When:
February 16, 2023 @ 14:00 – 15:00 Europe/Copenhagen Timezone
2023-02-16T14:00:00+01:00
2023-02-16T15:00:00+01:00

Convergence of the simulated Lyman alpha forest at z>5

The Lyman alpha forest at very high z (>5), arising from gas in the intergalactic medium (IGM), can serve as a probe of the thermal history of the IGM, the metagalactic ionizing background, dark matter characteristics, and reionization. Depending on the degree of pre-reionization X-ray heating, the IGM could potentially cool to temperatures on the order of <10 K by z=10, allowing for the formation of sub-kpc structure, far smaller than the spatial resolutions of typical cosmological simulations used in investigations of IGM structure. With evidence mounting for an extremely late end to reionization (z<6), which limits the time available for thermodynamic relaxation after photoheating, the pre-reionization small scale structure may survive longer than anticipated, tightening the resolution requirements to accurately model the post-reionization IGM. To characterize the impact of reionization’s timing on convergence, we perform a set of simulations using the Nyx code, exploring the interaction with box size and spatial resolution on the properties of the matter distribution and the simulated Lyman alpha forest.
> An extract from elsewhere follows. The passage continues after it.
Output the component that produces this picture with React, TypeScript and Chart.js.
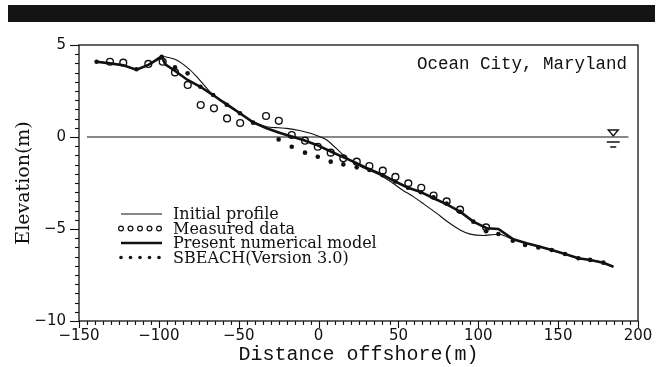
import React, { useEffect, useRef } from 'react';
import { Chart, registerables } from 'chart.js';

Chart.register(...registerables);

// Axis ticks
const X_TICKS = [-150, -100, -50, 0, 50, 100, 150, 200];
const Y_TICKS = [-10, -5, 0, 5];
const X_MINOR_STEP = 5;
const Y_MINOR_STEP = 0.5;

// Initial beach profile (m)
const INITIAL_X = [-139, -130.6, -122.3, -114, -106.6, -99, -94, -88.9, -81.6, -76.3, -70, -65.9, -57, -49.2, -40.9, -32.5, -25, -20, -12, -3.3, 5.1, 15.5, 22, 30, 38, 45, 52, 59.3, 66, 74, 81, 88.6, 95, 103, 110, 114, 121.9, 130.3, 138.7, 146, 154.3, 162.7, 170, 178.3, 184.6];
const INITIAL_Y = [4.09, 4.0, 3.9, 3.66, 3.92, 4.38, 4.32, 4.18, 3.73, 3.28, 2.65, 2.28, 1.8, 1.29, 0.83, 0.56, 0.5, 0.47, 0.35, 0.15, -0.16, -0.98, -1.4, -1.75, -2.05, -2.42, -2.85, -3.24, -3.65, -4.15, -4.62, -5.05, -5.28, -5.35, -5.3, -5.3, -5.56, -5.78, -5.96, -6.14, -6.36, -6.59, -6.68, -6.83, -7.05];

// Measured post-storm profile
const MEASURED_X = [-130.6, -122.3, -106.6, -97.6, -89.9, -81.9, -73.8, -65.5, -57.3, -49.1, -32.9, -24.9, -16.8, -8.5, -0.5, 7.6, 15.5, 23.9, 31.8, 40.2, 48.1, 56.2, 64.3, 72, 80.2, 88.6, 104.9];
const MEASURED_Y = [4.09, 4.04, 3.97, 4.09, 3.51, 2.83, 1.74, 1.56, 1.01, 0.76, 1.14, 0.88, 0.11, -0.2, -0.53, -0.85, -1.16, -1.34, -1.58, -1.83, -2.17, -2.52, -2.76, -3.18, -3.5, -3.95, -4.91];

// Present numerical model
const MODEL_X = [-139, -130.6, -122.3, -114, -106.6, -98.2, -96, -90, -82, -74, -66, -61.7, -55, -49.2, -41, -32.5, -25, -20, -10, -1.2, 8, 15, 21.8, 30, 40.5, 48, 56, 63.5, 72, 80, 88.6, 96.9, 105.3, 112.6, 121.9, 130.3, 138.7, 146, 154.3, 162.7, 170, 178.3, 184.6];
const MODEL_Y = [4.09, 4.0, 3.9, 3.66, 3.92, 4.36, 3.95, 3.6, 3.1, 2.73, 2.28, 2.01, 1.62, 1.29, 0.8, 0.47, 0.25, 0.11, -0.15, -0.43, -0.8, -1.08, -1.34, -1.68, -2.07, -2.42, -2.76, -2.97, -3.33, -3.65, -4.06, -4.6, -4.96, -5.0, -5.56, -5.78, -5.96, -6.14, -6.36, -6.59, -6.68, -6.83, -7.05];

// SBEACH (Version 3.0) result
const SBEACH_X = [-139, -114, -98.2, -89.9, -82, -74, -66, -57.5, -49.2, -41, -25, -16.8, -8.5, -0.5, 7.6, 15.5, 23.9, 31.8, 40, 48, 56, 64, 72, 80.2, 88.6, 96.9, 104.9, 112.6, 121.6, 129.3, 137.6, 146, 154.3, 162.7, 170, 178.3];
const SBEACH_Y = [4.09, 3.68, 4.36, 3.79, 3.46, 2.73, 2.28, 1.75, 1.29, 0.78, -0.13, -0.53, -0.85, -1.07, -1.34, -1.49, -1.65, -1.79, -2.07, -2.42, -2.76, -3.0, -3.28, -3.62, -4.06, -4.6, -5.12, -5.27, -5.64, -5.87, -6.0, -6.14, -6.36, -6.59, -6.68, -6.83];

// Still water level
const SWL_X = [-145, 194];
const SWL_Y = [0, 0];
const SWL_MARK_X = 184.5;

const SERIES_LABELS = ['Initial profile', 'Measured data', 'Present numerical model', 'SBEACH(Version 3.0)'];
const SITE_NAME = 'Ocean City, Maryland';
const X_TITLE = 'Distance offshore(m)';
const Y_TITLE = 'Elevation(m)';

const INK = '#111111';

const pts = (xs: number[], ys: number[]) => xs.map((x, i) => ({ x, y: ys[i] }));
const fmt = (v: number) => String(v).replace('-', '\u2212');

const decorations = {
  id: 'decorations',
  afterDraw(chart: any) {
    const { ctx, chartArea } = chart;
    const { left, right, top, bottom } = chartArea;
    const xs = chart.scales.x;
    const ys = chart.scales.y;
    ctx.save();

    // header band
    ctx.fillStyle = '#141414';
    ctx.fillRect(8, 5, 647, 17);

    // frame
    ctx.strokeStyle = INK;
    ctx.lineWidth = 1.3;
    ctx.strokeRect(left, top, right - left, bottom - top);

    // x ticks (outward)
    ctx.lineWidth = 1.1;
    const nx = Math.round((X_TICKS[X_TICKS.length - 1] - X_TICKS[0]) / X_MINOR_STEP);
    for (let k = 0; k <= nx; k++) {
      const v = X_TICKS[0] + k * X_MINOR_STEP;
      const px = Math.round(xs.getPixelForValue(v)) + 0.5;
      const len = X_TICKS.includes(v) ? 7 : 4;
      ctx.beginPath();
      ctx.moveTo(px, bottom);
      ctx.lineTo(px, bottom + len);
      ctx.stroke();
    }
    // y ticks (outward)
    const ny = Math.round((Y_TICKS[Y_TICKS.length - 1] - Y_TICKS[0]) / Y_MINOR_STEP);
    for (let k = 0; k <= ny; k++) {
      const v = Y_TICKS[0] + k * Y_MINOR_STEP;
      const py = Math.round(ys.getPixelForValue(v)) + 0.5;
      const len = Y_TICKS.includes(v) ? 9 : 4;
      ctx.beginPath();
      ctx.moveTo(left, py);
      ctx.lineTo(left - len, py);
      ctx.stroke();
    }

    // site name
    ctx.fillStyle = INK;
    ctx.font = '17.5px "Liberation Mono", monospace';
    ctx.textAlign = 'right';
    ctx.textBaseline = 'middle';
    ctx.fillText(SITE_NAME, right - 11, 64);

    // still water level symbol
    const mx = xs.getPixelForValue(SWL_MARK_X);
    const my = ys.getPixelForValue(0);
    ctx.lineWidth = 1.4;
    ctx.beginPath();
    ctx.moveTo(mx - 5, my - 7);
    ctx.lineTo(mx + 5, my - 7);
    ctx.lineTo(mx, my - 1);
    ctx.closePath();
    ctx.stroke();
    ctx.beginPath();
    ctx.moveTo(mx - 6.5, my + 5);
    ctx.lineTo(mx + 6.5, my + 5);
    ctx.moveTo(mx - 3, my + 10);
    ctx.lineTo(mx + 3, my + 10);
    ctx.stroke();

    // legend
    const lx0 = 121;
    const lx1 = 162;
    const rows = [214, 228.5, 243, 257.5];
    const dotXs = [121, 130.5, 140, 149.5, 159];
    ctx.font = '16px "DejaVu Serif", serif';
    ctx.textAlign = 'left';
    ctx.textBaseline = 'middle';
    rows.forEach((ry, i) => {
      ctx.strokeStyle = INK;
      ctx.fillStyle = INK;
      if (i === 0 || i === 2) {
        ctx.lineWidth = i === 0 ? 1.1 : 2.6;
        ctx.beginPath();
        ctx.moveTo(lx0, ry);
        ctx.lineTo(lx1, ry);
        ctx.stroke();
      } else if (i === 1) {
        ctx.lineWidth = 1.2;
        dotXs.forEach((dx) => {
          ctx.beginPath();
          ctx.arc(dx, ry, 2.4, 0, Math.PI * 2);
          ctx.stroke();
        });
      } else {
        dotXs.forEach((dx) => {
          ctx.beginPath();
          ctx.arc(dx, ry, 1.8, 0, Math.PI * 2);
          ctx.fill();
        });
      }
      ctx.fillText(SERIES_LABELS[i], 173, ry + 1);
    });

    ctx.restore();
  },
};

export default function App() {
  const canvasRef = useRef<HTMLCanvasElement | null>(null);

  useEffect(() => {
    document.body.style.margin = '0';
    const canvas = canvasRef.current;
    if (!canvas) return;
    const chart = new Chart(canvas, {
      type: 'scatter',
      data: {
        datasets: [
          {
            label: SERIES_LABELS[3],
            data: pts(SBEACH_X, SBEACH_Y),
            showLine: false,
            pointRadius: 2.3,
            pointBackgroundColor: INK,
            pointBorderWidth: 0,
          },
          {
            label: SERIES_LABELS[1],
            data: pts(MEASURED_X, MEASURED_Y),
            showLine: false,
            pointRadius: 3.4,
            pointBackgroundColor: 'rgba(0,0,0,0)',
            pointBorderColor: INK,
            pointBorderWidth: 1.4,
          },
          {
            label: SERIES_LABELS[2],
            data: pts(MODEL_X, MODEL_Y),
            showLine: true,
            borderColor: INK,
            borderWidth: 2.6,
            pointRadius: 0,
            tension: 0,
          },
          {
            label: SERIES_LABELS[0],
            data: pts(INITIAL_X, INITIAL_Y),
            showLine: true,
            borderColor: INK,
            borderWidth: 1.1,
            pointRadius: 0,
            tension: 0.25,
          },
          {
            label: 'SWL',
            data: pts(SWL_X, SWL_Y),
            showLine: true,
            borderColor: INK,
            borderWidth: 1.2,
            pointRadius: 0,
          },
        ],
      },
      options: {
        responsive: false,
        animation: false,
        devicePixelRatio: 1,
        layout: { padding: { left: 0, top: 45, right: 26, bottom: 0 } },
        plugins: {
          legend: { display: false },
          tooltip: { enabled: false },
        },
        scales: {
          x: {
            type: 'linear',
            min: X_TICKS[0],
            max: X_TICKS[X_TICKS.length - 1],
            grid: { display: false, drawTicks: false },
            border: { display: false },
            afterBuildTicks: (s: any) => {
              s.ticks = X_TICKS.map((v) => ({ value: v }));
            },
            afterFit: (s: any) => {
              s.height = 46;
            },
            ticks: {
              autoSkip: false,
              maxRotation: 0,
              padding: 6,
              color: INK,
              font: { family: '"DejaVu Sans", sans-serif', size: 15 },
              callback: (v: any) => fmt(Number(v)),
            },
            title: {
              display: true,
              text: X_TITLE,
              color: INK,
              font: { family: '"Liberation Mono", monospace', size: 20 },
              padding: { top: 4, bottom: 0 },
            },
          },
          y: {
            type: 'linear',
            min: Y_TICKS[0],
            max: Y_TICKS[Y_TICKS.length - 1],
            grid: { display: false, drawTicks: false },
            border: { display: false },
            afterBuildTicks: (s: any) => {
              s.ticks = Y_TICKS.map((v) => ({ value: v }));
            },
            afterFit: (s: any) => {
              s.width = 79;
            },
            ticks: {
              autoSkip: false,
              padding: 13,
              color: INK,
              font: { family: '"DejaVu Sans", sans-serif', size: 15 },
              callback: (v: any) => fmt(Number(v)),
            },
            title: {
              display: true,
              text: Y_TITLE,
              color: INK,
              font: { family: '"DejaVu Serif", serif', size: 19 },
              padding: { top: 13, bottom: 0 },
            },
          },
        },
      },
      plugins: [decorations],
    });
    return () => chart.destroy();
  }, []);

  return (
    <div style={{ width: 664, height: 367, position: 'relative', background: '#fff' }}>
      <canvas ref={canvasRef} width={664} height={367} style={{ display: 'block' }} />
    </div>
  );
}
We find that the measured pressure smoothing scale and Lyman alpha power at small physical scales (log k/(s/km) > -1.0) still differ by ~20 percent when increasing the grid resolution from 10 kpc to 5 kpc. Further, while the mean flux is converged for <10 kpc for a given reionization history, the value can differ by tens of percent between an early (z=9) and a late (z=5.5) reionization timing. We conclude that the 10-20 kpc resolution commonly used in cosmological simulations of the IGM may be inadequate for predicting the impact of reionization on small scale Lyman alpha power, especially in the case of late reionization.